Molybdenum-Doped Nickel Disulfide (NiS2:Mo) Microspheres as an Active Anode Material for High-Performance Durable Lithium-Ion Batteries

Transition-metal sulfides (TMSs) are promising anode materials for lithium-ion batteries (LIBs) as they exhibit anomalously high specific capacities. However, the electrodes made on TMSs possess low electronic conductivity and poor specific capacity retention, which hinder their application in LIBs. Herein, we report a one-step, simple, hydrothermal technique for synthesizing molybdenum-doped nickel disulfide (NiS2:Mo) microspheres with varying Mo contents (0, 5, and 10 wt %) and their performance as anode materials in LIBs. Mo doping was found to improve the electronic conductivity, structural stability, and reduce charge transfer resistance between the electrode/electrolyte interface of NiS2 microspheres, thereby achieving a superior electrochemical performance in LIBs. The anode made of NiS2:Mo microspheres with 5 wt % Mo registered a maximum specific capacity and cycling durability.

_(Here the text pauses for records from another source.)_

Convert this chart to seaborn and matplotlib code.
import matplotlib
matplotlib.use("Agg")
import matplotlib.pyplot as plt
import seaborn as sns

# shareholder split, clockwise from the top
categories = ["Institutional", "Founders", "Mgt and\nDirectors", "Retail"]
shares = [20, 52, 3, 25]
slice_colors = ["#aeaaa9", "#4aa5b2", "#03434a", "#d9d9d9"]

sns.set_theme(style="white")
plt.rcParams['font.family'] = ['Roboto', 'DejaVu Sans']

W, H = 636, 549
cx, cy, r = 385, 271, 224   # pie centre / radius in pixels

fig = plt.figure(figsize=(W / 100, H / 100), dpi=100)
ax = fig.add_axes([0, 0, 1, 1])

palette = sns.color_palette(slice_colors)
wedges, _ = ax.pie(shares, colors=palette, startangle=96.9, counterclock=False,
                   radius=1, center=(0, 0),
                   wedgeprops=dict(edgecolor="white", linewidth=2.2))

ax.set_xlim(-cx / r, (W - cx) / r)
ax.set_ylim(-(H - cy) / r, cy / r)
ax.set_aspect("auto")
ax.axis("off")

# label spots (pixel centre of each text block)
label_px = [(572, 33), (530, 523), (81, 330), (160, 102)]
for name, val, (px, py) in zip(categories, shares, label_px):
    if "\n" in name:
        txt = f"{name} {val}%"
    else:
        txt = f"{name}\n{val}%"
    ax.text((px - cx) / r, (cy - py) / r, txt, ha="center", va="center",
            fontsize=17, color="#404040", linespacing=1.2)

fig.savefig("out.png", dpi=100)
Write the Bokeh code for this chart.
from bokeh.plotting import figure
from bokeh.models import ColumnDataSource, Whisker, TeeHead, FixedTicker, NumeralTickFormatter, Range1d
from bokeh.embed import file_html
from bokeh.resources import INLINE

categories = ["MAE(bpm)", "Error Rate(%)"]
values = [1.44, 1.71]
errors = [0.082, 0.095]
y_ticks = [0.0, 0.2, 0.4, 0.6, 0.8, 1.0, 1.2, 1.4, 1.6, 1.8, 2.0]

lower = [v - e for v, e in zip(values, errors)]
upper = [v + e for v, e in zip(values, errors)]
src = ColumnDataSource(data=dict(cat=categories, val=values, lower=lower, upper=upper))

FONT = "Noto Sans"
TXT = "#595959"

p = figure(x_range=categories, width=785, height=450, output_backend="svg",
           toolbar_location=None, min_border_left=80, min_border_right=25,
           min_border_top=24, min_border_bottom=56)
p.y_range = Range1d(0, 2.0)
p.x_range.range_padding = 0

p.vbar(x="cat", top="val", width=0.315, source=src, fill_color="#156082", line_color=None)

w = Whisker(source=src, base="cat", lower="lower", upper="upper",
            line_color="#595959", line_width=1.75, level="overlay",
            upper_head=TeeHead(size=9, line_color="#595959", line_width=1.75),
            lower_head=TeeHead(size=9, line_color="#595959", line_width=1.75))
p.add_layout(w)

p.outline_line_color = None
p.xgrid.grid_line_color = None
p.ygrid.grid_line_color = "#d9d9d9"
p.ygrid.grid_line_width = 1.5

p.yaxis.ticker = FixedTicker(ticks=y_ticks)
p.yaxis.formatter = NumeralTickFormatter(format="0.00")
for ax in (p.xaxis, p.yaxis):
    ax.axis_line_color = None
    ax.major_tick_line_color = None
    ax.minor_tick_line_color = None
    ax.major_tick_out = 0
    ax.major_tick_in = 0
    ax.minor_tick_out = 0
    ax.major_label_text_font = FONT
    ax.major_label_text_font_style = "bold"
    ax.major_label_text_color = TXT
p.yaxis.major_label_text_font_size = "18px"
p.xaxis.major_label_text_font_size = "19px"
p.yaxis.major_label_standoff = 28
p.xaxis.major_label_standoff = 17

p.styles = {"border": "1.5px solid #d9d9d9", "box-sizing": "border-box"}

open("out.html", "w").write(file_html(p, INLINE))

It delivered an outstanding initial specific capacity of 1605 mAh g(-1) at 0.1 Ag-1 and exhibited exceptional cycling stability with a reversible discharge capacity retention of 713.3 mAh g(-1) after 120 cycles and Coulombic efficiency of 98.42%. Such exceptionally high specific capacity and high charge-discharge capacity retention of the NiS2:Mo (5%) microspheres indicate that the material is a promising anode material for LIBs and other advanced energy storage applications.